— Exercise details —
List each line holding the string "diagram".

......

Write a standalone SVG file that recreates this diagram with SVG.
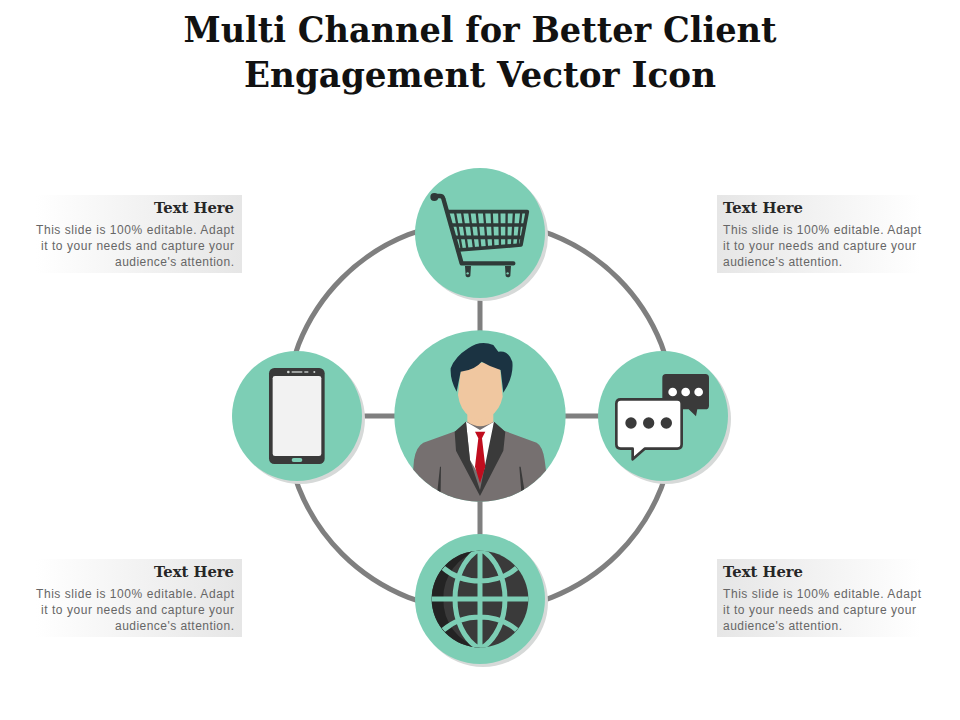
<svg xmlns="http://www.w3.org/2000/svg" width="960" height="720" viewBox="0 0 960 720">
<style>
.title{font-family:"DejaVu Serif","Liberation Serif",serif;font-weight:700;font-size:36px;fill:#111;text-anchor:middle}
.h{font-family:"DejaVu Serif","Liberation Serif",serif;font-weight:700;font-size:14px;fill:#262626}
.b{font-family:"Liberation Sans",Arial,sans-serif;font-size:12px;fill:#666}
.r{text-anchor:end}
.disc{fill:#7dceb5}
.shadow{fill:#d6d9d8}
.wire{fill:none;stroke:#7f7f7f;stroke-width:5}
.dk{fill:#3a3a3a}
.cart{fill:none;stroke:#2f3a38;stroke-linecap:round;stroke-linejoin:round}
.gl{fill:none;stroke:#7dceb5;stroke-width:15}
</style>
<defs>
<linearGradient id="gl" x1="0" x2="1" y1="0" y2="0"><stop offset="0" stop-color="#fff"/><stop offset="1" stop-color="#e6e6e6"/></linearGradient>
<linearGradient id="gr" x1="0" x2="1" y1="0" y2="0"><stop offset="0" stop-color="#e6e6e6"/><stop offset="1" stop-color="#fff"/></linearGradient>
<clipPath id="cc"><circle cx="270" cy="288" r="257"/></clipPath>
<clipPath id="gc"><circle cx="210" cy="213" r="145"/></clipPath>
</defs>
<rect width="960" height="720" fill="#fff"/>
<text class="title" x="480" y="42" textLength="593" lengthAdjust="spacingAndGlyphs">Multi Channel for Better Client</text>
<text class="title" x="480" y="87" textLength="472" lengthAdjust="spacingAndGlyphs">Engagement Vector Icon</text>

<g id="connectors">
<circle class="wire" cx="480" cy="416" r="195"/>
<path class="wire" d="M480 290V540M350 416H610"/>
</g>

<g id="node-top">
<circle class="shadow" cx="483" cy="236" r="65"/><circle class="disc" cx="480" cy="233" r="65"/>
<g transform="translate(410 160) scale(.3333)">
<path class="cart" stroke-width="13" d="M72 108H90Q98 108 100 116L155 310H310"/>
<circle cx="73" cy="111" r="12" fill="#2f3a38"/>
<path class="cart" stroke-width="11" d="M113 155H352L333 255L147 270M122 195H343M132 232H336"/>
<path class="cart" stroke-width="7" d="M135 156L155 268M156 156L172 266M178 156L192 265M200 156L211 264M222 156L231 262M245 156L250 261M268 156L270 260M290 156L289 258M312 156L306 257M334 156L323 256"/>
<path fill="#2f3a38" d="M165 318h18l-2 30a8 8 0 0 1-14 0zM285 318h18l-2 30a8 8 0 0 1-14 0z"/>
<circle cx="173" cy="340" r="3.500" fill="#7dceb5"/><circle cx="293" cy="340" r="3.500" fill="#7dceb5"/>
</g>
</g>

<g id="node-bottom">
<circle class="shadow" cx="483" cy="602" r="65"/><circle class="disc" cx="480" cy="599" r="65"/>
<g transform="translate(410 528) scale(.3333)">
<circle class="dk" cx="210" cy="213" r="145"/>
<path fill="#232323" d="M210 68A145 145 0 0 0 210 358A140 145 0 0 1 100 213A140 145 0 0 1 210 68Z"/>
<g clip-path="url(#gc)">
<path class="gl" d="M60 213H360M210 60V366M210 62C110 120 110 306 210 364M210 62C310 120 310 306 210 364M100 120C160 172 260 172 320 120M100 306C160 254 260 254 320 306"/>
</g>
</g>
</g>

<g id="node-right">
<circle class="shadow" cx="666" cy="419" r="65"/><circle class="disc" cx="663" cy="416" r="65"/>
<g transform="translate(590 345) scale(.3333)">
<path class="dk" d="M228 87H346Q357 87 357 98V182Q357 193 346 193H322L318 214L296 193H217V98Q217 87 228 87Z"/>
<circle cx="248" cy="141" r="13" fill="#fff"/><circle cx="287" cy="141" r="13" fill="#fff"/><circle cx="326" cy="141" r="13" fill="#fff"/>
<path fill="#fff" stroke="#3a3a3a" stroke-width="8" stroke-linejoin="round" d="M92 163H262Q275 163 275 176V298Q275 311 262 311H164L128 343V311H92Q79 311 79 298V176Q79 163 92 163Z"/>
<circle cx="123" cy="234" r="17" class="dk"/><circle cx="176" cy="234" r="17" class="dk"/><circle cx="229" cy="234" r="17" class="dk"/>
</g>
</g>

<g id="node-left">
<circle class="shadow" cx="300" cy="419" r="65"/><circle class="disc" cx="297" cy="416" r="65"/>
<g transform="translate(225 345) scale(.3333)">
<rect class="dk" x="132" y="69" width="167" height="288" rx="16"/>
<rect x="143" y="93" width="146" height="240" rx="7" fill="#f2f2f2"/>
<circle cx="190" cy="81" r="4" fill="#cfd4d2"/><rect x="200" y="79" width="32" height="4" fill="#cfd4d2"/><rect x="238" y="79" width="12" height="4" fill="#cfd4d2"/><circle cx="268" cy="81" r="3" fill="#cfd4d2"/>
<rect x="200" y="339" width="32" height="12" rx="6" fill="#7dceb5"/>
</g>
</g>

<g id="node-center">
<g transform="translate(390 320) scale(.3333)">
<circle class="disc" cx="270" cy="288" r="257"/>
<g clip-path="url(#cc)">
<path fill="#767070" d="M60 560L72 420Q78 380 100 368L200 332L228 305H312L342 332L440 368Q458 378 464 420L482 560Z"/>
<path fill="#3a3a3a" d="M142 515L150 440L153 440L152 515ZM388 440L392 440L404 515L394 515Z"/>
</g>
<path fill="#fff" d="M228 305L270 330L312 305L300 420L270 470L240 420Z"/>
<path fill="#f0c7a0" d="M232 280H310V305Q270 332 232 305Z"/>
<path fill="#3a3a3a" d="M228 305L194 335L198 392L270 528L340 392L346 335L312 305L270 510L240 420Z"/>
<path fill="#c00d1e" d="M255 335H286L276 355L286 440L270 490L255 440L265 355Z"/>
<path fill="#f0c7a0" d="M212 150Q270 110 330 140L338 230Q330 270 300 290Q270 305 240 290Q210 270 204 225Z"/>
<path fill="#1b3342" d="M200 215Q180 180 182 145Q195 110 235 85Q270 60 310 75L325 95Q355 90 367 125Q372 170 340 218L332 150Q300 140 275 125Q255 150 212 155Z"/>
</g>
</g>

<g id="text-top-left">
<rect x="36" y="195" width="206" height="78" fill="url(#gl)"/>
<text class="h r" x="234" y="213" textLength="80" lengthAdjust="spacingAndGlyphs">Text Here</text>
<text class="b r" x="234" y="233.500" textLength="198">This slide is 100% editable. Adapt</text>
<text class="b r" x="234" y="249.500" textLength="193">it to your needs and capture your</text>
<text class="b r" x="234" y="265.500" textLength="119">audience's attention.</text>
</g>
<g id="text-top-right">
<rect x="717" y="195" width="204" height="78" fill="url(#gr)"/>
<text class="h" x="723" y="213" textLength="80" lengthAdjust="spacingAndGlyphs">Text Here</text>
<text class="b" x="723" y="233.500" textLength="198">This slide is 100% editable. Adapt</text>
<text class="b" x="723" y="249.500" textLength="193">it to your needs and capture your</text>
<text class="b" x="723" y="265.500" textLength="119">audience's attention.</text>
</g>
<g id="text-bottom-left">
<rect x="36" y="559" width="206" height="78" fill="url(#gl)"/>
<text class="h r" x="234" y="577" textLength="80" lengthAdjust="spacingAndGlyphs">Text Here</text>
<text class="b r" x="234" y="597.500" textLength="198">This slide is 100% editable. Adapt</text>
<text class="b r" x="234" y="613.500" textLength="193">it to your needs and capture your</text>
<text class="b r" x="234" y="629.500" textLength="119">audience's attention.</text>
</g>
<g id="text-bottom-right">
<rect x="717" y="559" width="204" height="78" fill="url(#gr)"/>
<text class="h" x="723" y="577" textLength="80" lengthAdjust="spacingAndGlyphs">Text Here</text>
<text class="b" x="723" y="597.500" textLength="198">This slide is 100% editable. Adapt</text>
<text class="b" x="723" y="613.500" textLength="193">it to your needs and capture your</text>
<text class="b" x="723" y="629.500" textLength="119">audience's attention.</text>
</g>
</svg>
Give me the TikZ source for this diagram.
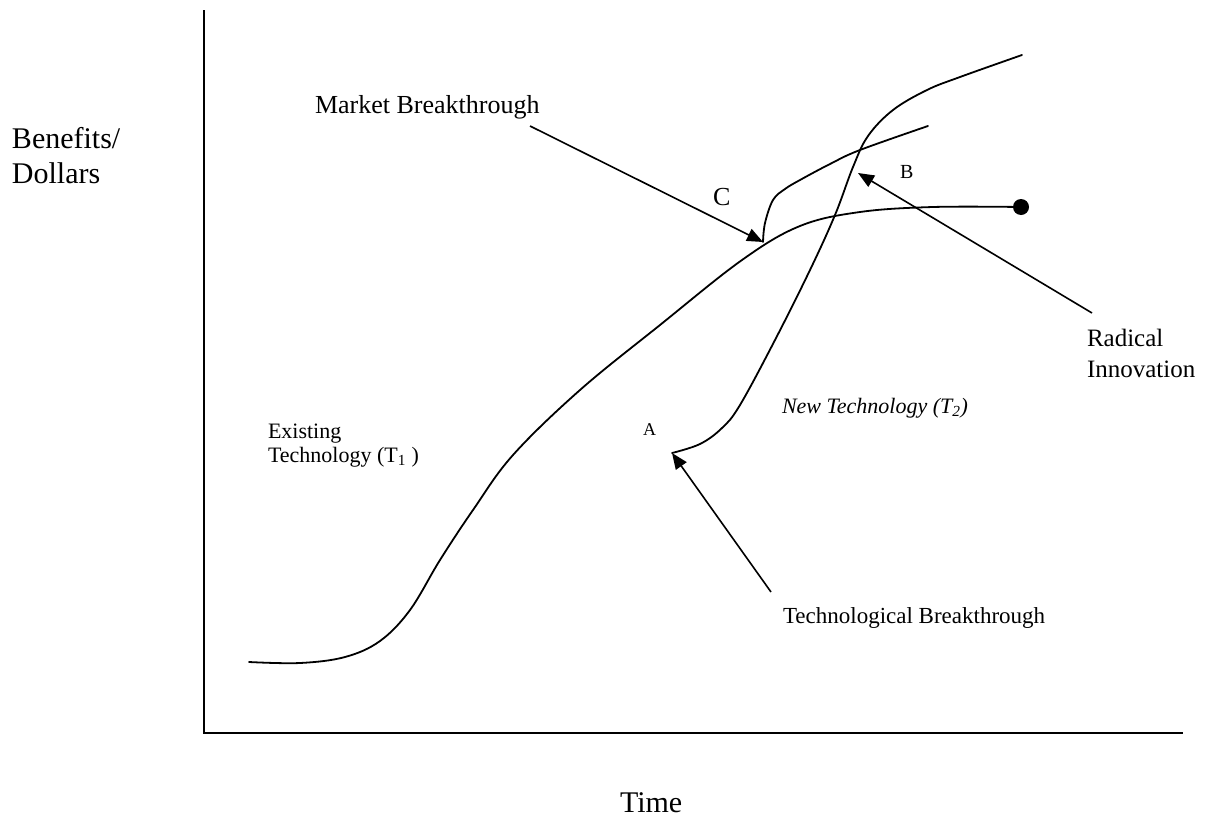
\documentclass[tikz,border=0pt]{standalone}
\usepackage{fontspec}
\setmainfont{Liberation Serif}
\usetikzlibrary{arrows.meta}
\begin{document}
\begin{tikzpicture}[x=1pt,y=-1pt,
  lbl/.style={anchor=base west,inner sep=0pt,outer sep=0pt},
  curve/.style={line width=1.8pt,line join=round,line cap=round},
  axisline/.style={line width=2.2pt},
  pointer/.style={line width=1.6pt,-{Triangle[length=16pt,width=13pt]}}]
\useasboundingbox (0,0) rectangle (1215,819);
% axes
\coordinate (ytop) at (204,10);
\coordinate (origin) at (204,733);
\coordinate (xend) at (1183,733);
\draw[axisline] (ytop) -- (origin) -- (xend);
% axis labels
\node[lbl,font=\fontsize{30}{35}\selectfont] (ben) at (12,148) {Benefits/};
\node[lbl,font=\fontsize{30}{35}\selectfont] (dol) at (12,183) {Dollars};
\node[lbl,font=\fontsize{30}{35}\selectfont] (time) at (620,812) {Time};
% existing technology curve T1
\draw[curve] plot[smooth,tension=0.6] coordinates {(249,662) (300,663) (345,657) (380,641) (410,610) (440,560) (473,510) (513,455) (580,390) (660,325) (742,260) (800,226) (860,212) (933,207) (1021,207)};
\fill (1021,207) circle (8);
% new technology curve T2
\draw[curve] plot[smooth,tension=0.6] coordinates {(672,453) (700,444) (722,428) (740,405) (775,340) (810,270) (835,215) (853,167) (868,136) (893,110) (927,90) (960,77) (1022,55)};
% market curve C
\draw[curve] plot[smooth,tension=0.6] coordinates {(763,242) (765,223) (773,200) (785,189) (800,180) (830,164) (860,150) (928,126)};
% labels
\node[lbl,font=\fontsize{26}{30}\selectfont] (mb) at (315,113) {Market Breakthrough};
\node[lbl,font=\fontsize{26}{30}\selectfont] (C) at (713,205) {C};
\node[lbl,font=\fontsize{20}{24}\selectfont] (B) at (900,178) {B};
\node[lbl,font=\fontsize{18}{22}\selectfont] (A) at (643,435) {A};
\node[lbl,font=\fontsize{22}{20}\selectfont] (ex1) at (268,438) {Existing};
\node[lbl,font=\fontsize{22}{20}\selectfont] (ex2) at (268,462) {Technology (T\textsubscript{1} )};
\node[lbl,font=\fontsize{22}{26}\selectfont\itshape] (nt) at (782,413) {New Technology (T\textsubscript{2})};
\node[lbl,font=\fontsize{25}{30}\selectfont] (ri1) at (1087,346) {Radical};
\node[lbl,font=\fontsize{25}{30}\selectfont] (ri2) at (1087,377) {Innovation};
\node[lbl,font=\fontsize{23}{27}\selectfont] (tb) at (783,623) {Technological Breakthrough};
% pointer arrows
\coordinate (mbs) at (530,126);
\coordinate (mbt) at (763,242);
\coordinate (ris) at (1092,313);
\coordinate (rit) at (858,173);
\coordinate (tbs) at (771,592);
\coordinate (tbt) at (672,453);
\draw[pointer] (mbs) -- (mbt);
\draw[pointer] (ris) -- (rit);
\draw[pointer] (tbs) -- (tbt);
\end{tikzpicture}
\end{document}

......

— Solution to the exercise —
Write a standalone SVG file that recreates this diagram with SVG.
Give me the TikZ source for this diagram.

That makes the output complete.